Records with drawing code

______

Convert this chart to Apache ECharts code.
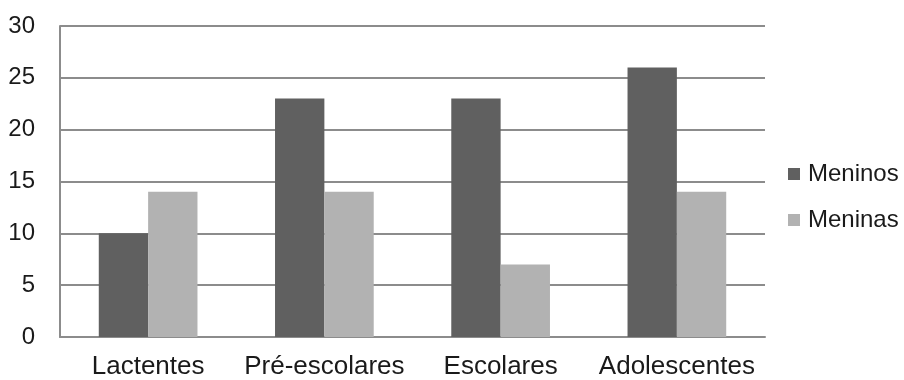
<!DOCTYPE html>
<html>
<head>
<meta charset="utf-8">
<script src="https://cdn.jsdelivr.net/npm/echarts@6/dist/echarts.min.js"></script>
<style>
  html, body { margin: 0; padding: 0; background: #fff; }
  #chart { width: 904px; height: 380px; }
</style>
</head>
<body>
<div id="chart"></div>
<script>
// Age groups on the x axis
const categories = ['Lactentes', 'Pré-escolares', 'Escolares', 'Adolescentes'];
// Counts per group
const meninos = [10, 23, 23, 26];
const meninas = [14, 14, 7, 14];
const yTicks = [0, 5, 10, 15, 20, 25, 30];

const font = 'Liberation Sans, Arial, sans-serif';
const chart = echarts.init(document.getElementById('chart'), null, { renderer: 'canvas' });

chart.setOption({
  animation: false,
  backgroundColor: '#ffffff',
  grid: { left: 60, right: 139, top: 26, bottom: 41, containLabel: false },
  legend: {
    orient: 'vertical',
    left: 783,
    top: 157,
    itemWidth: 12,
    itemHeight: 12,
    itemGap: 22,
    icon: 'rect',
    textStyle: { fontFamily: font, fontSize: 24, color: '#1a1a1a', padding: [0, 0, 0, 3] },
    data: ['Meninos', 'Meninas']
  },
  xAxis: {
    type: 'category',
    data: categories,
    axisLine: { show: true, lineStyle: { color: '#8c8c8c', width: 2 } },
    axisTick: { show: false },
    axisLabel: { interval: 0, fontFamily: font, fontSize: 26, color: '#1a1a1a', margin: 17 }
  },
  yAxis: {
    type: 'value',
    min: yTicks[0],
    max: yTicks[yTicks.length - 1],
    interval: 5,
    axisLine: { show: true, lineStyle: { color: '#8c8c8c', width: 2 } },
    axisTick: { show: false },
    axisLabel: { fontFamily: font, fontSize: 24, color: '#1a1a1a', margin: 25 },
    splitLine: { show: true, lineStyle: { color: '#8c8c8c', width: 2 } }
  },
  series: [
    {
      name: 'Meninos',
      type: 'bar',
      data: meninos,
      itemStyle: { color: '#606060' },
      barGap: '0%',
      barCategoryGap: '44%'
    },
    {
      name: 'Meninas',
      type: 'bar',
      data: meninas,
      itemStyle: { color: '#b2b2b2' }
    }
  ]
});
</script>
</body>
</html>
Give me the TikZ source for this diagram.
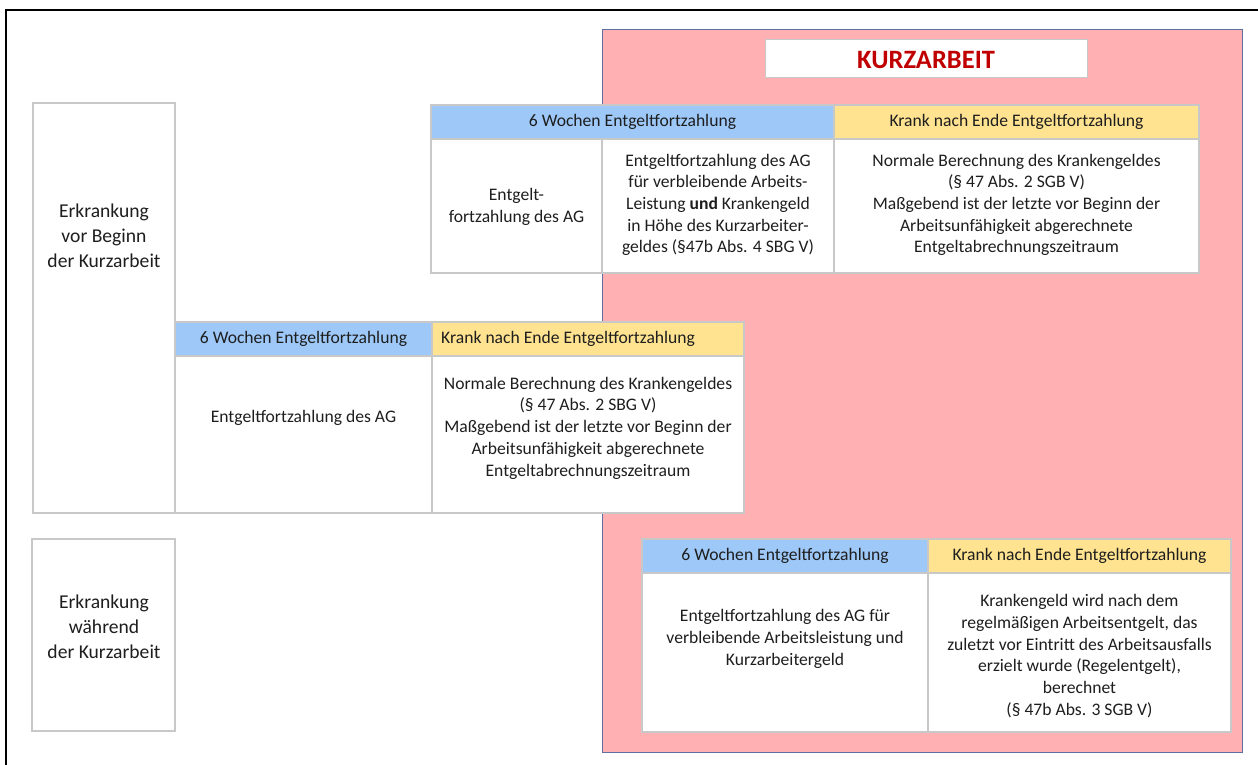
\documentclass[tikz,border=0pt]{standalone}
\usepackage{fontspec}
\setmainfont{Carlito}
\definecolor{hblue}{RGB}{157,200,248}
\definecolor{hyellow}{RGB}{255,227,145}
\definecolor{kpink}{RGB}{255,176,179}
\definecolor{kborder}{RGB}{96,110,160}
\definecolor{cellline}{RGB}{200,200,200}
\definecolor{txt}{RGB}{30,30,30}
\definecolor{kred}{RGB}{192,0,0}
\begin{document}
\begin{tikzpicture}[x=1pt,y=-1pt,
  cell/.style={draw=cellline,line width=1.1pt,fill=white,anchor=north west,inner sep=0pt,outer sep=0pt},
  bluecell/.style={cell,fill=hblue},
  yellowcell/.style={cell,fill=hyellow},
  txtnode/.style={text=txt,align=center,inner sep=0pt,font=\fontsize{17.6}{21.7}\selectfont},
  sidetxt/.style={text=txt,align=center,inner sep=0pt,font=\fontsize{19.6}{25}\selectfont}
]
\useasboundingbox (0,0) rectangle (1258,765);
\fill[white] (0,0) rectangle (1258,765);
% outer frame (cropped at right and bottom)
\draw[line width=2pt,black] (6,800) -- (6,10) -- (1300,10);
% Kurzarbeit area
\node[draw=kborder,line width=1pt,fill=kpink,anchor=north west,minimum width=640pt,minimum height=723pt,inner sep=0pt] (kurz) at (602,29) {};
\node[draw=cellline,line width=0.8pt,fill=white,anchor=north west,minimum width=322pt,minimum height=38pt,inner sep=0pt] (ktitlebox) at (765,39) {};
\node[text=kred,font=\fontsize{26.5}{30}\selectfont\bfseries] (ktitle) at (926,60) {KURZARBEIT};

% left boxes
\node[cell,minimum width=142pt,minimum height=410pt] (vorbox) at (33,103) {};
\node[sidetxt] (vortxt) at (104,236) {Erkrankung\\vor Beginn\\der Kurzarbeit};
\node[cell,minimum width=143pt,minimum height=192pt] (waehrbox) at (32,539) {};
\node[sidetxt] (waehrtxt) at (104,627) {Erkrankung\\während\\der Kurzarbeit};

% top table
\node[bluecell,minimum width=403pt,minimum height=34pt] (thb) at (431,105) {};
\node[yellowcell,minimum width=365pt,minimum height=34pt] (thy) at (834,105) {};
\node[cell,minimum width=171pt,minimum height=134pt] (tc1) at (431,139) {};
\node[cell,minimum width=232pt,minimum height=134pt] (tc2) at (602,139) {};
\node[cell,minimum width=365pt,minimum height=134pt] (tc3) at (834,139) {};
\node[txtnode] (thbt) at (632.5,122) {6 Wochen Entgeltfortzahlung};
\node[txtnode] (thyt) at (1016.5,122) {Krank nach Ende Entgeltfortzahlung};
\node[txtnode] (tc1t) at (516.5,207) {Entgelt-\\fortzahlung des AG};
\node[txtnode] (tc2t) at (718,205) {Entgeltfortzahlung des AG\\für verbleibende Arbeits-\\Leistung \textbf{und} Krankengeld\\in Höhe des Kurzarbeiter-\\geldes (§47b Abs. 4 SBG V)};
\node[txtnode] (tc3t) at (1016.5,205) {Normale Berechnung des Krankengeldes\\(§ 47 Abs. 2 SGB V)\\Maßgebend ist der letzte vor Beginn der\\Arbeitsunfähigkeit abgerechnete\\Entgeltabrechnungszeitraum};

% middle table
\node[bluecell,minimum width=257pt,minimum height=34pt] (mhb) at (175,322) {};
\node[yellowcell,minimum width=312pt,minimum height=34pt] (mhy) at (432,322) {};
\node[cell,minimum width=257pt,minimum height=157pt] (mc1) at (175,356) {};
\node[cell,minimum width=312pt,minimum height=157pt] (mc2) at (432,356) {};
\node[txtnode] (mhbt) at (303.5,339) {6 Wochen Entgeltfortzahlung};
\node[txtnode,anchor=west] (mhyt) at (441,339) {Krank nach Ende Entgeltfortzahlung};
\node[txtnode] (mc1t) at (303.5,418) {Entgeltfortzahlung des AG};
\node[txtnode] (mc2t) at (588,428) {Normale Berechnung des Krankengeldes\\(§ 47 Abs. 2 SBG V)\\Maßgebend ist der letzte vor Beginn der\\Arbeitsunfähigkeit abgerechnete\\Entgeltabrechnungszeitraum};

% bottom table
\node[bluecell,minimum width=286pt,minimum height=34pt] (bhb) at (642,539) {};
\node[yellowcell,minimum width=303pt,minimum height=34pt] (bhy) at (928,539) {};
\node[cell,minimum width=286pt,minimum height=159pt] (bc1) at (642,573) {};
\node[cell,minimum width=303pt,minimum height=159pt] (bc2) at (928,573) {};
\node[txtnode] (bhbt) at (785,556) {6 Wochen Entgeltfortzahlung};
\node[txtnode] (bhyt) at (1079.5,556) {Krank nach Ende Entgeltfortzahlung};
\node[txtnode] (bc1t) at (785,639) {Entgeltfortzahlung des AG für\\verbleibende Arbeitsleistung und\\Kurzarbeitergeld};
\node[txtnode] (bc2t) at (1079.5,656) {Krankengeld wird nach dem\\regelmäßigen Arbeitsentgelt, das\\zuletzt vor Eintritt des Arbeitsausfalls\\erzielt wurde (Regelentgelt),\\berechnet\\(§ 47b Abs. 3 SGB V)};
\end{tikzpicture}
\end{document}
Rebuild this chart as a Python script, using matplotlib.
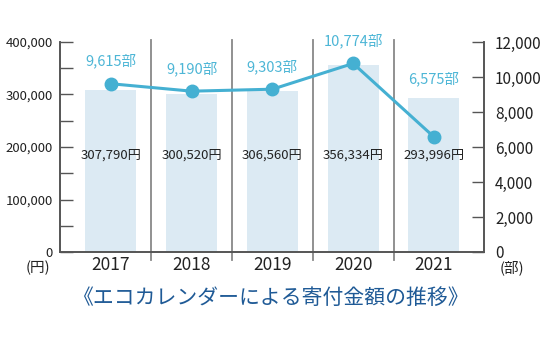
import numpy as np
import matplotlib.pyplot as plt
from matplotlib.ticker import MultipleLocator, FuncFormatter

plt.rcParams['font.family'] = ['Noto Sans CJK JP', 'DejaVu Sans']

# データ
years = ['2017', '2018', '2019', '2020', '2021']
kifu = [307790, 300520, 306560, 356334, 293996]     # 寄付金額(円)
busu = [9615, 9190, 9303, 10774, 6575]              # 部数
kifu_labels = ['307,790円', '300,520円', '306,560円', '356,334円', '293,996円']
busu_labels = ['9,615部', '9,190部', '9,303部', '10,774部', '6,575部']

bar_c = '#dceaf3'
line_c = '#45b0d2'
axis_c = '#555555'

fig = plt.figure(figsize=(5.5, 3.5), dpi=100)
ax = fig.add_axes([60/550, 98/350, 424/550, 210/350])
x = np.arange(len(years))

ax.bar(x, kifu, width=0.63, color=bar_c, zorder=1)
for i, t in enumerate(kifu_labels):
    ax.text(x[i], 185000, t, ha='center', va='center', fontsize=9.5, color='#222222', zorder=3)

ax.set_xlim(-0.63, 4.62)
ax.set_ylim(0, 400000)
ax.yaxis.set_major_locator(MultipleLocator(100000))
ax.yaxis.set_minor_locator(MultipleLocator(50000))
ax.yaxis.set_major_formatter(FuncFormatter(lambda v, p: f'{int(v):,}'))
ax.tick_params(axis='y', which='both', direction='in', length=9, width=1,
               color=axis_c, pad=5, labelsize=9.5, labelcolor='#222222')
ax.set_xticks(x)
ax.set_xticklabels(years, fontsize=12.5)
ax.tick_params(axis='x', length=0, pad=3, labelcolor='#222222')

for s in ['left', 'right', 'bottom']:
    ax.spines[s].set_color(axis_c)
    ax.spines[s].set_linewidth(1.2)
ax.spines['top'].set_visible(False)

# 区切り線
for xs in x[:-1] + 0.5:
    ax.axvline(xs, ymin=-0.04, ymax=1.01, color='#888888', lw=1.3, clip_on=False, zorder=0.5)

ax2 = ax.twinx()
ax2.set_ylim(0, 12000)
ax2.yaxis.set_major_locator(MultipleLocator(2000))
ax2.yaxis.set_major_formatter(FuncFormatter(lambda v, p: f'{int(v):,}'))
ax2.tick_params(axis='y', direction='in', length=9, width=1, color=axis_c,
                pad=8, labelsize=11, labelcolor='#222222')
for s in ['left', 'right', 'bottom']:
    ax2.spines[s].set_color(axis_c)
    ax2.spines[s].set_linewidth(1.2)
ax2.spines['top'].set_visible(False)

ax2.plot(x, busu, color=line_c, lw=2.2, marker='o', markersize=9, zorder=4)
for i, t in enumerate(busu_labels):
    # 2021は棒の上に表示
    yy = max(busu[i], kifu[i] * 12000 / 400000)
    ax2.annotate(t, (x[i], yy), xytext=(0, 8 if i == 4 else 11), textcoords='offset points',
                 ha='center', va='bottom', fontsize=10.5, color='#4db6d6')

fig.text(38/550, 1 - 268/350, '(円)', ha='center', va='center', fontsize=10.5, color='#222222')
fig.text(512/550, 1 - 268/350, '(部)', ha='center', va='center', fontsize=10.5, color='#222222')
fig.text(271/550, 1 - 298/350, '《エコカレンダーによる寄付金額の推移》', ha='center', va='center',
         fontsize=15, color='#1f5a96')

fig.savefig('out.png', dpi=100)
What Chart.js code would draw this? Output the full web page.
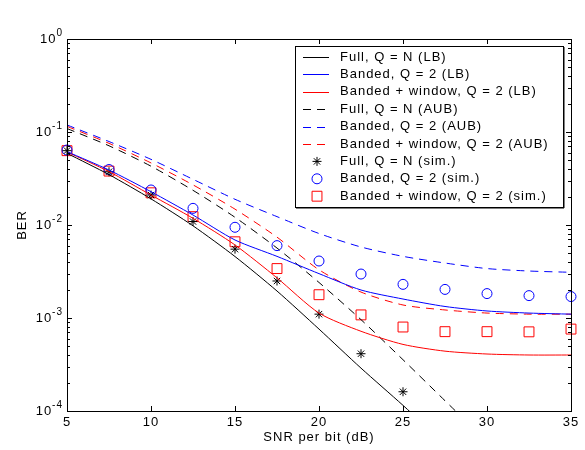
<!DOCTYPE html>
<html>
<head>
<meta charset="utf-8">
<script src="https://cdn.jsdelivr.net/npm/chart.js@4/dist/chart.umd.min.js"></script>
<style>
  html, body { margin: 0; padding: 0; background: #fff; }
</style>
</head>
<body>
<canvas id="c" width="585" height="450"></canvas>
<script>
// SNR per bit (dB)
const snr = [5, 7.5, 10, 12.5, 15, 17.5, 20, 22.5, 25, 27.5, 30, 32.5, 35];

// lower bounds
const fullLB = [0.059, 0.0348, 0.0191, 0.0098, 0.00458, 0.00195, 0.00076, 0.000289, 0.000115, 0.000044];
const bandLB = [0.0615, 0.039, 0.0228, 0.0128, 0.0069, 0.0046, 0.0030, 0.0020, 0.0016, 0.00133, 0.00119, 0.00113, 0.0011];
const windLB = [0.061, 0.0375, 0.021, 0.0118, 0.0061, 0.0027, 0.00113, 0.00072, 0.00052, 0.00044, 0.00041, 0.0004, 0.0004];

// approximate union bounds
const fullAUB = [0.109, 0.0711, 0.0429, 0.0236, 0.0121, 0.00565, 0.00241, 0.00096, 0.000356, 0.000129, 0.000047];
const bandAUB = [0.119, 0.079, 0.0508, 0.031, 0.0189, 0.0123, 0.0081, 0.0058, 0.0046, 0.0039, 0.0034, 0.0032, 0.0031];
const windAUB = [0.115, 0.0755, 0.0465, 0.027, 0.0148, 0.0074, 0.0033, 0.0019, 0.00138, 0.00122, 0.00113, 0.0011, 0.0011];

// simulations
const fullSim = [0.063, 0.0374, 0.021, 0.0109, 0.0055, 0.0025, 0.0011, 0.000413, 0.000161];
const bandSim = [0.064, 0.0395, 0.0238, 0.0151, 0.00945, 0.006, 0.0041, 0.00297, 0.0023, 0.00203, 0.00183, 0.00174, 0.0017];
const windSim = [0.063, 0.038, 0.0222, 0.0123, 0.0066, 0.0034, 0.00178, 0.00108, 0.0008, 0.000713, 0.000713, 0.00071, 0.00076];

const yDecades = [-4, -3, -2, -1, 0];

function pts(vals) {
  return vals.map((v, i) => ({ x: snr[i], y: v }));
}

function line(label, vals, color, dashed) {
  return {
    type: 'line', label, data: pts(vals),
    borderColor: color, borderWidth: 1, borderDash: dashed ? [8, 6] : [],
    pointRadius: 0, tension: 0.25, fill: false
  };
}

function sim(label, vals, color, style, r) {
  return {
    type: 'scatter', label, data: pts(vals),
    borderColor: color, backgroundColor: 'rgba(0,0,0,0)', borderWidth: 1,
    pointStyle: style, pointRadius: r, pointHoverRadius: r, showLine: false, clip: false
  };
}

Chart.defaults.font.family = '"Liberation Sans", Arial, Helvetica, sans-serif';
Chart.defaults.font.size = 13;
Chart.defaults.color = '#000';

const FONT = '13px "Liberation Sans", Arial, sans-serif';

// loose letter spacing like the old plot renderer
const spacing = {
  id: 'spacing',
  beforeDraw(chart) { chart.ctx.letterSpacing = '1px'; }
};

// box, inward ticks and y labels 10^n
const frame = {
  id: 'frame',
  afterDatasetsDraw(chart) {
    const { ctx, chartArea: a } = chart;
    const xs = chart.scales.x, ys = chart.scales.y;
    ctx.save();
    ctx.strokeStyle = '#000';
    ctx.lineWidth = 1;
    ctx.setLineDash([]);
    ctx.beginPath();
    for (let v = 5; v <= 35; v += 5) {
      const px = Math.round(xs.getPixelForValue(v)) + 0.5;
      ctx.moveTo(px, a.bottom); ctx.lineTo(px, a.bottom - 5);
      ctx.moveTo(px, a.top); ctx.lineTo(px, a.top + 5);
    }
    for (let d = -4; d < 0; d++) {
      for (let m = 1; m <= 9; m++) {
        const py = Math.round(ys.getPixelForValue(m * Math.pow(10, d))) + 0.5;
        const len = m === 1 ? 5 : 3;
        ctx.moveTo(a.left, py); ctx.lineTo(a.left + len, py);
        ctx.moveTo(a.right, py); ctx.lineTo(a.right - len, py);
      }
    }
    ctx.stroke();
    ctx.strokeRect(Math.round(a.left) + 0.5, Math.round(a.top) + 0.5,
      Math.round(a.right - a.left), Math.round(a.bottom - a.top));

    ctx.fillStyle = '#000';
    ctx.textBaseline = 'middle';
    yDecades.forEach(d => {
      const py = ys.getPixelForValue(Math.pow(10, d));
      const exp = d === 0 ? '0' : '-' + (-d);
      ctx.font = '10px "Liberation Sans", Arial, sans-serif';
      const ew = ctx.measureText(exp).width;
      const ex = a.left - 4 - ew;
      ctx.textAlign = 'left';
      ctx.fillText(exp, ex, py - 6);
      ctx.font = FONT;
      ctx.textAlign = 'right';
      ctx.fillText('10', ex, py);
    });
    ctx.restore();
  }
};

// legend box inside the plot, top right
const boxLegend = {
  id: 'boxLegend',
  afterDraw(chart) {
    const { ctx, chartArea: a } = chart;
    const right = a.right - 8, top = a.top + 7;
    const w = 268, h = 161;
    const left = right - w;
    ctx.save();
    ctx.fillStyle = '#fff';
    ctx.fillRect(left, top, w, h);
    ctx.fillStyle = '#000';
    ctx.fillRect(left + 1, top + h, w, 1.5);
    ctx.fillRect(left + w, top + 1, 1.5, h);
    ctx.strokeStyle = '#000';
    ctx.lineWidth = 1;
    ctx.strokeRect(Math.round(left) + 0.5, Math.round(top) + 0.5, w, h);
    ctx.font = FONT;
    ctx.textBaseline = 'middle';
    ctx.textAlign = 'left';
    chart.data.datasets.forEach((ds, i) => {
      const y = top + 11 + i * 17.4;
      ctx.strokeStyle = ds.borderColor;
      if (ds.type === 'line') {
        ctx.setLineDash(ds.borderDash);
        ctx.beginPath();
        ctx.moveTo(left + 8, Math.round(y) + 0.5);
        ctx.lineTo(left + 34, Math.round(y) + 0.5);
        ctx.stroke();
        ctx.setLineDash([]);
      } else {
        ctx.fillStyle = 'rgba(0,0,0,0)';
        Chart.helpers.drawPoint(ctx, { pointStyle: ds.pointStyle, radius: ds.pointRadius, rotation: 0, borderWidth: 1 }, left + 22, y);
      }
      ctx.fillStyle = '#000';
      ctx.fillText(ds.label, left + 45, y);
    });
    ctx.restore();
  }
};

new Chart(document.getElementById('c'), {
  data: {
    datasets: [
      line('Full, Q = N (LB)', fullLB, '#000000', false),
      line('Banded, Q = 2 (LB)', bandLB, '#0000ff', false),
      line('Banded + window, Q = 2 (LB)', windLB, '#ff0000', false),
      line('Full, Q = N (AUB)', fullAUB, '#000000', true),
      line('Banded, Q = 2 (AUB)', bandAUB, '#0000ff', true),
      line('Banded + window, Q = 2 (AUB)', windAUB, '#ff0000', true),
      sim('Full, Q = N (sim.)', fullSim, '#000000', 'star', 4.5),
      sim('Banded, Q = 2 (sim.)', bandSim, '#0000ff', 'circle', 5),
      sim('Banded + window, Q = 2 (sim.)', windSim, '#ff0000', 'rect', 7)
    ]
  },
  options: {
    responsive: false,
    animation: false,
    layout: { padding: { left: 0, right: 14, top: 39, bottom: 0 } },
    plugins: { legend: { display: false }, tooltip: { enabled: false } },
    scales: {
      x: {
        type: 'linear', min: 5, max: 35,
        ticks: { stepSize: 5, padding: 4 },
        grid: { display: false, drawTicks: false },
        border: { display: false },
        title: { display: true, text: 'SNR per bit (dB)', padding: 5 },
        afterFit(s) { s.height = 39; }
      },
      y: {
        type: 'logarithmic', min: 1e-4, max: 1,
        ticks: { display: false },
        grid: { display: false, drawTicks: false },
        border: { display: false },
        title: { display: true, text: 'BER', padding: 15 },
        afterFit(s) { s.width = 67; }
      }
    }
  },
  plugins: [spacing, frame, boxLegend]
});
</script>
</body>
</html>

______

Directions:
Everything from the line with "Rebuild this chart" down to the line with "x = np.arange(len(years))" in the data above should be copied exactly, with both end lines kept and the pictures left out.

Task response:
Rebuild this chart as a Python script, using matplotlib.
import numpy as np
import matplotlib.pyplot as plt
from matplotlib.ticker import MultipleLocator, FuncFormatter

plt.rcParams['font.family'] = ['Noto Sans CJK JP', 'DejaVu Sans']

# データ
years = ['2017', '2018', '2019', '2020', '2021']
kifu = [307790, 300520, 306560, 356334, 293996]     # 寄付金額(円)
busu = [9615, 9190, 9303, 10774, 6575]              # 部数
kifu_labels = ['307,790円', '300,520円', '306,560円', '356,334円', '293,996円']
busu_labels = ['9,615部', '9,190部', '9,303部', '10,774部', '6,575部']

bar_c = '#dceaf3'
line_c = '#45b0d2'
axis_c = '#555555'

fig = plt.figure(figsize=(5.5, 3.5), dpi=100)
ax = fig.add_axes([60/550, 98/350, 424/550, 210/350])
x = np.arange(len(years))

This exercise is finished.